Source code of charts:

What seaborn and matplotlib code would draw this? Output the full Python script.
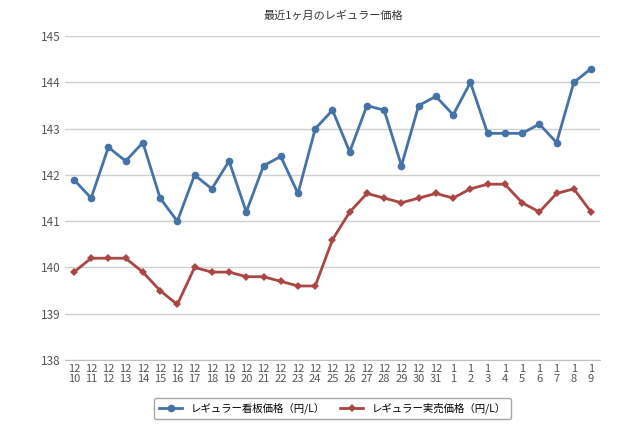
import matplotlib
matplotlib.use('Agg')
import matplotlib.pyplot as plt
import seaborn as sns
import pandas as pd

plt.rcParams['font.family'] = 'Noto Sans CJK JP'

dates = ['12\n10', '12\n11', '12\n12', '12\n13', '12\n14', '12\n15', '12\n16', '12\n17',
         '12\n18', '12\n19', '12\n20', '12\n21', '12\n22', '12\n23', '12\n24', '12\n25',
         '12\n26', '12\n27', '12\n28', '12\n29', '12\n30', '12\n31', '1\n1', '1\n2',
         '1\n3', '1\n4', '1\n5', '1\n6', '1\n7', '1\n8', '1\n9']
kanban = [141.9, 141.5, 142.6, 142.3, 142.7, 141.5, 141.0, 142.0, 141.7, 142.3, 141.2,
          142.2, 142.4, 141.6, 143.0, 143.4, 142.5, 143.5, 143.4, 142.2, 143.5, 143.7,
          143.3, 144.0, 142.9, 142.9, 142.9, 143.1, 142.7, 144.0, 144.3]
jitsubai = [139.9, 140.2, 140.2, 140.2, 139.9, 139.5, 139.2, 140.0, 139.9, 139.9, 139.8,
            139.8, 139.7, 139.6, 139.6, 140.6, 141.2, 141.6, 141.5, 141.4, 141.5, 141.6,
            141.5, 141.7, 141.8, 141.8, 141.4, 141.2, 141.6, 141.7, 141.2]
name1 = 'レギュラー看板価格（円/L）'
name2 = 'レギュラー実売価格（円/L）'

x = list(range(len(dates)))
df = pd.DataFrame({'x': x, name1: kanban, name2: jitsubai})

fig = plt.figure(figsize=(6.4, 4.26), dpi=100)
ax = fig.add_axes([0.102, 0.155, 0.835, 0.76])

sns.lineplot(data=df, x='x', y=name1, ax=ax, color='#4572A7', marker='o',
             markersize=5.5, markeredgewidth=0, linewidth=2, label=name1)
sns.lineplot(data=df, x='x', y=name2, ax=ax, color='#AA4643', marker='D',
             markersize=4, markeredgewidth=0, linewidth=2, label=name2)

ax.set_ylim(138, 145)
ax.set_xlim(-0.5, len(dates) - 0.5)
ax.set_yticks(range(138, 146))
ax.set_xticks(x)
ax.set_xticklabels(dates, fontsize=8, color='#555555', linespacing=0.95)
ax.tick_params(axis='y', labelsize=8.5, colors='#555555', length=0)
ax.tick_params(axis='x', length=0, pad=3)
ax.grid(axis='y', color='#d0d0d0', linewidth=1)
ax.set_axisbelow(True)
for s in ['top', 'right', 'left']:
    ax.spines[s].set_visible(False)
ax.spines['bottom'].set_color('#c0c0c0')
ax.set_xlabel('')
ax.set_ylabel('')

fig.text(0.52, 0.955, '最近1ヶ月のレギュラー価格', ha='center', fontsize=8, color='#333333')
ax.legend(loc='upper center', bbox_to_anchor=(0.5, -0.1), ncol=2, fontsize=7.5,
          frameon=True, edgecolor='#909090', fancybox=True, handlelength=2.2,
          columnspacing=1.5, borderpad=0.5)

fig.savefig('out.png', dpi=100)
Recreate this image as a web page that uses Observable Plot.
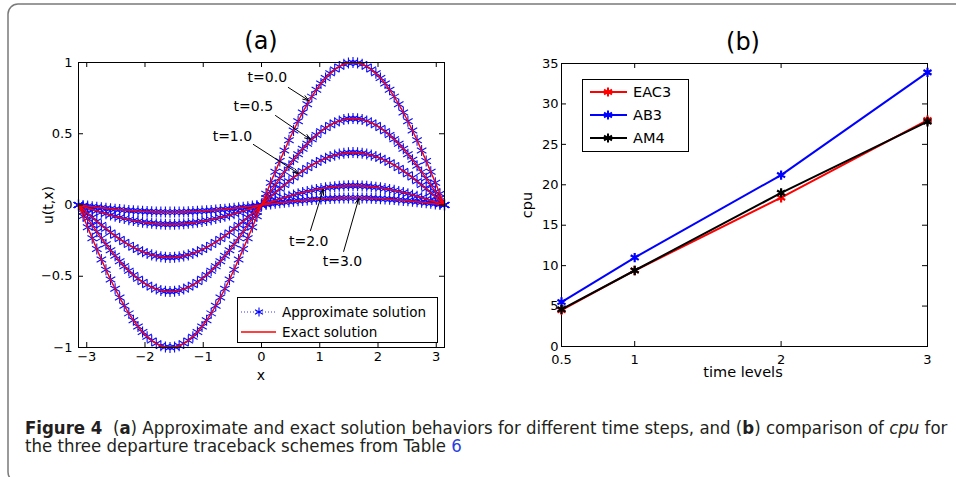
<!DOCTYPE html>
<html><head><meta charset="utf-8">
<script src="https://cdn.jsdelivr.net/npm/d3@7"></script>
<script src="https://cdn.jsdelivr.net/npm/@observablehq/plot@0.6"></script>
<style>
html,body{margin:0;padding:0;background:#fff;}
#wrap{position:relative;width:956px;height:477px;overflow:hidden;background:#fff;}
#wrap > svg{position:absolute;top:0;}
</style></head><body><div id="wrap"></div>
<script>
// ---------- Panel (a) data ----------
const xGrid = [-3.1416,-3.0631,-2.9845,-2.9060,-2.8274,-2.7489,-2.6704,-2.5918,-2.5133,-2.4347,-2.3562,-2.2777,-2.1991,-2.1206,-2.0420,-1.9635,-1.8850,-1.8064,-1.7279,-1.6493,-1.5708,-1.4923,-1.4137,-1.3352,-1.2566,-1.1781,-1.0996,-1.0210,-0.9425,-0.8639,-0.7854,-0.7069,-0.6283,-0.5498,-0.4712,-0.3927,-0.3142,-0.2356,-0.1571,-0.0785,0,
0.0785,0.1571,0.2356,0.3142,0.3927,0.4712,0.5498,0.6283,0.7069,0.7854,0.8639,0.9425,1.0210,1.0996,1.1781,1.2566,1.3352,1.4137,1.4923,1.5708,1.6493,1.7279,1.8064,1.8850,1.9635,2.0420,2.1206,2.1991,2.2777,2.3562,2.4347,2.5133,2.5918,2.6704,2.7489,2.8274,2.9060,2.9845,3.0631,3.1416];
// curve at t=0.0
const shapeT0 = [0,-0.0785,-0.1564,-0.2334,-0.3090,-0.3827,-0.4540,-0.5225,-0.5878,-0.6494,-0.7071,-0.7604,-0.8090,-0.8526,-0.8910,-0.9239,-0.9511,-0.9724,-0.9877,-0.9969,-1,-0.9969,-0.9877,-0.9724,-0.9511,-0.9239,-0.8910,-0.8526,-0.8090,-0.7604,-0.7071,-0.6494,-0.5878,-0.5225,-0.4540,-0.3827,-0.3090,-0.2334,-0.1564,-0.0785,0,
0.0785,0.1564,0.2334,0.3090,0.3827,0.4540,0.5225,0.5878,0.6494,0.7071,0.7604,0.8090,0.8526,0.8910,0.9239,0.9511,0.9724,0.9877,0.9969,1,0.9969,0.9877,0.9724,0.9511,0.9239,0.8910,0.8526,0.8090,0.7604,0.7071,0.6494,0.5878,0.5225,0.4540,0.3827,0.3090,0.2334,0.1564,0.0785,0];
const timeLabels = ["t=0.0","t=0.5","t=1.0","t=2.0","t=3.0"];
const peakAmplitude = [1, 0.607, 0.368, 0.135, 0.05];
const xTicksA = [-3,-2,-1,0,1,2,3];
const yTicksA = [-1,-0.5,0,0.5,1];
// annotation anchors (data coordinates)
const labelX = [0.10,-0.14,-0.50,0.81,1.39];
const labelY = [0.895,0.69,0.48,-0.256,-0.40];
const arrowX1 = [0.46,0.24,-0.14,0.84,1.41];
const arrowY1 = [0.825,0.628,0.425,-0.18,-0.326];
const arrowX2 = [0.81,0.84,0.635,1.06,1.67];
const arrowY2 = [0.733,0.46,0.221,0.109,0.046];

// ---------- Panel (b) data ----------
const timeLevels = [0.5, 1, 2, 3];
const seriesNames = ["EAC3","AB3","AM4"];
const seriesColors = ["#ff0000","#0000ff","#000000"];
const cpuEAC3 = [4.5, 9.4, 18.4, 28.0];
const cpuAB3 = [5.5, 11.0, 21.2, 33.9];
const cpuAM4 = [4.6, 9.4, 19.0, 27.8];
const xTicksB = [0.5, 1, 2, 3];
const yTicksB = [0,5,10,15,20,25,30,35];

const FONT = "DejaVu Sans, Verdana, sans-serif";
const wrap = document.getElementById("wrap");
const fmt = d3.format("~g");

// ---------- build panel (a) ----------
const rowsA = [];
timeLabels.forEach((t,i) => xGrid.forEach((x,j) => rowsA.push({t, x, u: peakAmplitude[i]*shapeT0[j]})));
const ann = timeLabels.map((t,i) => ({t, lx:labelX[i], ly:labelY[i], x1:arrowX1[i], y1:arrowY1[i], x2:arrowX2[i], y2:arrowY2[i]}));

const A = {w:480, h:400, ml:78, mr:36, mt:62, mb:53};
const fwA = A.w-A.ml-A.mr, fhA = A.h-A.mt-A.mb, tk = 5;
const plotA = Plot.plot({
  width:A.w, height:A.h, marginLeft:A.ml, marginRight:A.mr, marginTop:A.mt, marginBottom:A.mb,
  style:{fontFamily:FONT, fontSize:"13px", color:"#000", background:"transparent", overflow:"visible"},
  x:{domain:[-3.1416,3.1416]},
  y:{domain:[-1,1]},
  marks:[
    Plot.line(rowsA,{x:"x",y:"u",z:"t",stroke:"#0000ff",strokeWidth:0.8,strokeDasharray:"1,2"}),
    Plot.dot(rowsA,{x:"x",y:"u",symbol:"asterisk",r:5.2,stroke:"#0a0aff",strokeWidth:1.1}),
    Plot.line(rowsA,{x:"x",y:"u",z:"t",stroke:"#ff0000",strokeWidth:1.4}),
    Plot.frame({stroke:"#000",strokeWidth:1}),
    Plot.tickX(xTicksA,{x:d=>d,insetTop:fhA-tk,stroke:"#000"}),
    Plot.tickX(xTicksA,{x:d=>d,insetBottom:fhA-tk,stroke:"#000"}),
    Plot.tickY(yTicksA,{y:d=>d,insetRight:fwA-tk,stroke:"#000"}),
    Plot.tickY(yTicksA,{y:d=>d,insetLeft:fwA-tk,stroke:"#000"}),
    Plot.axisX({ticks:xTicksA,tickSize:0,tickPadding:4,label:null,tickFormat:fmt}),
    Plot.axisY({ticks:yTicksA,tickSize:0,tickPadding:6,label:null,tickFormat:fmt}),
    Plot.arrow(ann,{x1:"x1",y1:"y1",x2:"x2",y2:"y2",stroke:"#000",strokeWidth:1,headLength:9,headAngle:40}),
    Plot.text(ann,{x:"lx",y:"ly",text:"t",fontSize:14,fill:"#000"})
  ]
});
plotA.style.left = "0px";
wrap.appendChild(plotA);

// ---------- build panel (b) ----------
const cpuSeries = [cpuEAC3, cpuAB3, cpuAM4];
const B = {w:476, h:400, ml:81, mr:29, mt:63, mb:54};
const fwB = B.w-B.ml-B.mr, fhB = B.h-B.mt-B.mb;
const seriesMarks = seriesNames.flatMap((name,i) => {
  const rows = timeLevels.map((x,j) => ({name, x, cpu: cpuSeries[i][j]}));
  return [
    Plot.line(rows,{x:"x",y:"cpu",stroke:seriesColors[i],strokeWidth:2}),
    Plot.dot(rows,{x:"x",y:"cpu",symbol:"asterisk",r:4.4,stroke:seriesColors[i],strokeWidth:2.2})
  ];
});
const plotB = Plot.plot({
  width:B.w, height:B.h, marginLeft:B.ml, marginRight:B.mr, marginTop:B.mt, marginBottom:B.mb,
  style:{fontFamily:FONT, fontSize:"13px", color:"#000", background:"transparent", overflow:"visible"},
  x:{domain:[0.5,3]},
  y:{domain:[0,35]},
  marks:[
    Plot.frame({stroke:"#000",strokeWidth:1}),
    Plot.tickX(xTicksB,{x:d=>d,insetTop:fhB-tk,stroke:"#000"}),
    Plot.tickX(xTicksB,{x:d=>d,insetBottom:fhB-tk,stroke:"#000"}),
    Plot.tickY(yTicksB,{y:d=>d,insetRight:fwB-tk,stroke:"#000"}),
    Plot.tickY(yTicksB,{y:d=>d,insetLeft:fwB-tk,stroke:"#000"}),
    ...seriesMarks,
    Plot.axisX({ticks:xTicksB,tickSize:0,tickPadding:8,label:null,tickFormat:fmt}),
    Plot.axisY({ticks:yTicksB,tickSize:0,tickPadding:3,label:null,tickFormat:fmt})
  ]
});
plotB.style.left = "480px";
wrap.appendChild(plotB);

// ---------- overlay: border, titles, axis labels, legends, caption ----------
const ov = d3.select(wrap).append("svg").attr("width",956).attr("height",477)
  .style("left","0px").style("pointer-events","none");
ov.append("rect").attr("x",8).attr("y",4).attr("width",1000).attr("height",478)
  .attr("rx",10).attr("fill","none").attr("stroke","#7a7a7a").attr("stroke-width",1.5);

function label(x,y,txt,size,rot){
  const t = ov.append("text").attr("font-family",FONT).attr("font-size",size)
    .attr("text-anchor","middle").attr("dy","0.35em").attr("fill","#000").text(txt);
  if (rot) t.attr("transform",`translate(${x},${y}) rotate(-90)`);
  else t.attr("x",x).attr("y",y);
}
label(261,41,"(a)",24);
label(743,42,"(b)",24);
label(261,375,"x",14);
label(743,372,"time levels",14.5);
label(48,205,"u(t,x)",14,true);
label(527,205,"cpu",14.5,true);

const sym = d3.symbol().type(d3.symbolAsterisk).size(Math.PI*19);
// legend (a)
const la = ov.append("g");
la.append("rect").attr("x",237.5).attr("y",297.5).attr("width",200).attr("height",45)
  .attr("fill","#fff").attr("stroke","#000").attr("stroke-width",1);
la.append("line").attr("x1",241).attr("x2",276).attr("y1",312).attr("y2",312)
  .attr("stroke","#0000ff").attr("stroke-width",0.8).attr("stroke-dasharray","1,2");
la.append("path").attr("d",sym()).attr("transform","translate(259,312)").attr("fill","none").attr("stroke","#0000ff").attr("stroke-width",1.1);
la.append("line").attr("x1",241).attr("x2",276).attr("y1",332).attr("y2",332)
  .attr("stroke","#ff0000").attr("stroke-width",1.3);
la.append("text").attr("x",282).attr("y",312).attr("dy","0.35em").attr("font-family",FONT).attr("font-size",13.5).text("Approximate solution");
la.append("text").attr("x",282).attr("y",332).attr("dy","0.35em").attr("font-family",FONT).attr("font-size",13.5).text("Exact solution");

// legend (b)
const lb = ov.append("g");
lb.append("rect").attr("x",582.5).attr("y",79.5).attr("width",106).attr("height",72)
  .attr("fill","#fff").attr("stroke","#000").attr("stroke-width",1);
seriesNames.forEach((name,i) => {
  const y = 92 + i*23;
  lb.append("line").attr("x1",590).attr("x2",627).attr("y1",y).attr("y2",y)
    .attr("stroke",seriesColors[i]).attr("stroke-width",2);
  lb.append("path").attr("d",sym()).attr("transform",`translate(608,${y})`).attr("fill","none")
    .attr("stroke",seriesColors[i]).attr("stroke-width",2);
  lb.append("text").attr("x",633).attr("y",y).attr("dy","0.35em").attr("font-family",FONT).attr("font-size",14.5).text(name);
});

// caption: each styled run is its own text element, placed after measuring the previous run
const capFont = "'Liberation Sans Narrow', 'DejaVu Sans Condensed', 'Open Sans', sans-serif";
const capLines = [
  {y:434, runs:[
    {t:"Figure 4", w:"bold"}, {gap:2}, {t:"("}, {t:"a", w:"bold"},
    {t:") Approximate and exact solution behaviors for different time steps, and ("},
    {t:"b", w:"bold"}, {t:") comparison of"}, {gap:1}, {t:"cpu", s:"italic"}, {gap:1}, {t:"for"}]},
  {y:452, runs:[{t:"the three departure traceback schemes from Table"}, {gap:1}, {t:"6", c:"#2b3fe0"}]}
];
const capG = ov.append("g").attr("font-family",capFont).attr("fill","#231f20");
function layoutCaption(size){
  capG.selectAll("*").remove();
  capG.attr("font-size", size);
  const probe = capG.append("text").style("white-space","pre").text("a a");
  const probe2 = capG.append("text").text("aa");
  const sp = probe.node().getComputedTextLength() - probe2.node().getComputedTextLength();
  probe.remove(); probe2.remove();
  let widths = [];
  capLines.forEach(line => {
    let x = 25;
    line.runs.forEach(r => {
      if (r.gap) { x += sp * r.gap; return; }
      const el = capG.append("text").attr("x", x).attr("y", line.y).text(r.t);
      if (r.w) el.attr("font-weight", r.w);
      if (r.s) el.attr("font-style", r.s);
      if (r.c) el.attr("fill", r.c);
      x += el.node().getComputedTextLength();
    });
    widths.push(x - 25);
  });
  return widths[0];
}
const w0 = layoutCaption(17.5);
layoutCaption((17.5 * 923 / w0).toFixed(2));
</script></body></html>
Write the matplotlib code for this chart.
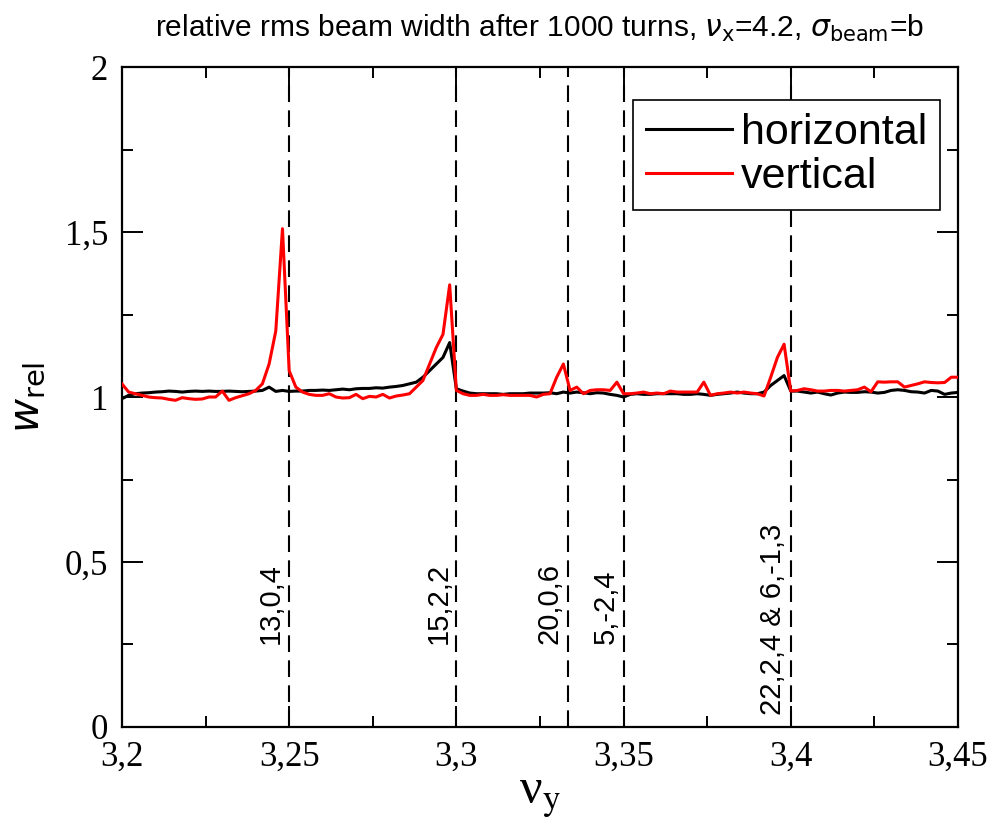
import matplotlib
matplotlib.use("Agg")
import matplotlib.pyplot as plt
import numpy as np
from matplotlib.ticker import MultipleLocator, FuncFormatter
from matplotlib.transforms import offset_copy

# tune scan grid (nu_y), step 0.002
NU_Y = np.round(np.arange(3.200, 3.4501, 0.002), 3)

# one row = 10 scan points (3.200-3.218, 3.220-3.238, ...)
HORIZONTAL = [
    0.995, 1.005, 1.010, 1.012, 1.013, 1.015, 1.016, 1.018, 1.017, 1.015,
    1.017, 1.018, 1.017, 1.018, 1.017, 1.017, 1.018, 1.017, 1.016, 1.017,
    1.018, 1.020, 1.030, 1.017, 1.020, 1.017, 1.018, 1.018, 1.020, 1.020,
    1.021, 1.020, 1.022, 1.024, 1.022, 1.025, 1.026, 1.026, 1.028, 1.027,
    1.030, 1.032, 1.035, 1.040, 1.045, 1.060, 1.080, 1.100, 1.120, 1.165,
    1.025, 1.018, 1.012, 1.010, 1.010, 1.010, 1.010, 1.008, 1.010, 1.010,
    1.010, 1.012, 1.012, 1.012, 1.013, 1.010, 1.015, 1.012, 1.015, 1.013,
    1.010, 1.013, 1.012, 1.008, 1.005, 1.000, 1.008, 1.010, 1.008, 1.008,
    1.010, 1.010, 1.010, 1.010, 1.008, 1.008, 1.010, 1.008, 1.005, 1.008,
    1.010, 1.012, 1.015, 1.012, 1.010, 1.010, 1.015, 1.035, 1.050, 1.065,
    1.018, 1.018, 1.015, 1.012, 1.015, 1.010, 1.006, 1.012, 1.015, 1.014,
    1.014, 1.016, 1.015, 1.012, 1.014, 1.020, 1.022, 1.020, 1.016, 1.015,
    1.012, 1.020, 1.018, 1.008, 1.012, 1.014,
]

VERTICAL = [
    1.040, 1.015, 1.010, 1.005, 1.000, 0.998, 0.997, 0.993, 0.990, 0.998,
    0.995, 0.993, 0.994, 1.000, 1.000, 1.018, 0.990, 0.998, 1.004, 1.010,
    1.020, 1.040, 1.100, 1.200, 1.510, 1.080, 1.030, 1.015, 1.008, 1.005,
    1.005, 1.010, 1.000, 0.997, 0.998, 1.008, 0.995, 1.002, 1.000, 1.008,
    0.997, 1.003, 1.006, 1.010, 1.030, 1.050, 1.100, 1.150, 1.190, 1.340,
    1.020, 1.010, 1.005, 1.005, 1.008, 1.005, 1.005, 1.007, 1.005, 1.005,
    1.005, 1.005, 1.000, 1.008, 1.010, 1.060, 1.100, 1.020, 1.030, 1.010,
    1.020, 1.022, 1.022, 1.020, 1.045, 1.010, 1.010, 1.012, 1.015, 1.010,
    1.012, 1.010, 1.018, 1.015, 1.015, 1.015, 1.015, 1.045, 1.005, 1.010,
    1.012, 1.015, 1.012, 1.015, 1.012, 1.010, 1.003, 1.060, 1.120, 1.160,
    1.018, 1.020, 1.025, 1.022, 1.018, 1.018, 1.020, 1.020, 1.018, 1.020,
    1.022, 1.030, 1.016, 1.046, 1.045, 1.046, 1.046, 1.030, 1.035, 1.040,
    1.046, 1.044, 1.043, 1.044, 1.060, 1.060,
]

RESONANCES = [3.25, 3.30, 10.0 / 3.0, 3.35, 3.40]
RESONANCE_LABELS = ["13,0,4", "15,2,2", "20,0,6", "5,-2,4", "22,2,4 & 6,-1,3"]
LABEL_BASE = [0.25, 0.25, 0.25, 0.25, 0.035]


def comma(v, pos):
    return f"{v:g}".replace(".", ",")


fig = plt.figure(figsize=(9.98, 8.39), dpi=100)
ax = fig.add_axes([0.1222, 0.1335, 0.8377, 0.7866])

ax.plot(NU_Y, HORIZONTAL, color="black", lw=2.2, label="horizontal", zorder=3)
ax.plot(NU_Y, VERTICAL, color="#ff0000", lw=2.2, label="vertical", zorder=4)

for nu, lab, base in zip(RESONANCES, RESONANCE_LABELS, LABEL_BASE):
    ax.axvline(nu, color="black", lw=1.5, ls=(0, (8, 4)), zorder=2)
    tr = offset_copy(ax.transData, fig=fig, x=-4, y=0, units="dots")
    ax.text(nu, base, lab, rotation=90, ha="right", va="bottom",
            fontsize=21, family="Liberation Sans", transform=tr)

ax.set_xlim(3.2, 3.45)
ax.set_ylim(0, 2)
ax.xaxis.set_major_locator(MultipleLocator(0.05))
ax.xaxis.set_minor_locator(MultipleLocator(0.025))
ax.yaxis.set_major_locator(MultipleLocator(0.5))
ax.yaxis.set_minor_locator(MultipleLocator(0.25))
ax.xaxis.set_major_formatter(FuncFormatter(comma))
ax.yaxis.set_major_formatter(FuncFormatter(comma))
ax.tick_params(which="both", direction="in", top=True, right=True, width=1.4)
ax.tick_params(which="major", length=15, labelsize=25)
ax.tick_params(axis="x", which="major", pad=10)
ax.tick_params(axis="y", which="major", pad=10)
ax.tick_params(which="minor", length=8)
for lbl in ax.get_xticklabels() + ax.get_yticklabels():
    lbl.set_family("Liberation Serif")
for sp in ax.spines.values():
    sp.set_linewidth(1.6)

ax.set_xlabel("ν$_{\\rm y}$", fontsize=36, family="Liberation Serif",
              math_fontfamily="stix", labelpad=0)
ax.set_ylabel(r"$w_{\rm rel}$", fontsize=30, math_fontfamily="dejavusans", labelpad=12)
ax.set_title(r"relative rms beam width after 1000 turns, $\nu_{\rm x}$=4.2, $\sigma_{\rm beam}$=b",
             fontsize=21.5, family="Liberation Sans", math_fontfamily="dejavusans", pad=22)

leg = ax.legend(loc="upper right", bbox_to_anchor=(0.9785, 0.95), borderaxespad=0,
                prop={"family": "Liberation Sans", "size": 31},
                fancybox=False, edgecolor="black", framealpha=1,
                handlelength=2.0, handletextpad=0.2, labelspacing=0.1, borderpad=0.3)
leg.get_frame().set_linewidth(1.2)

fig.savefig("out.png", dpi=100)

Instructions for the task ▸ Repeat only the lines from the one holding "Write the matplotlib code for this chart." to the one holding "NU_Y = np.round(np.arange(3.200, 3.4501, 0.002), 3)", both ends included, and drop the images.

Response for this exercise ▸
Write the matplotlib code for this chart.
import matplotlib
matplotlib.use("Agg")
import matplotlib.pyplot as plt
import numpy as np
from matplotlib.ticker import MultipleLocator, FuncFormatter
from matplotlib.transforms import offset_copy

# tune scan grid (nu_y), step 0.002
NU_Y = np.round(np.arange(3.200, 3.4501, 0.002), 3)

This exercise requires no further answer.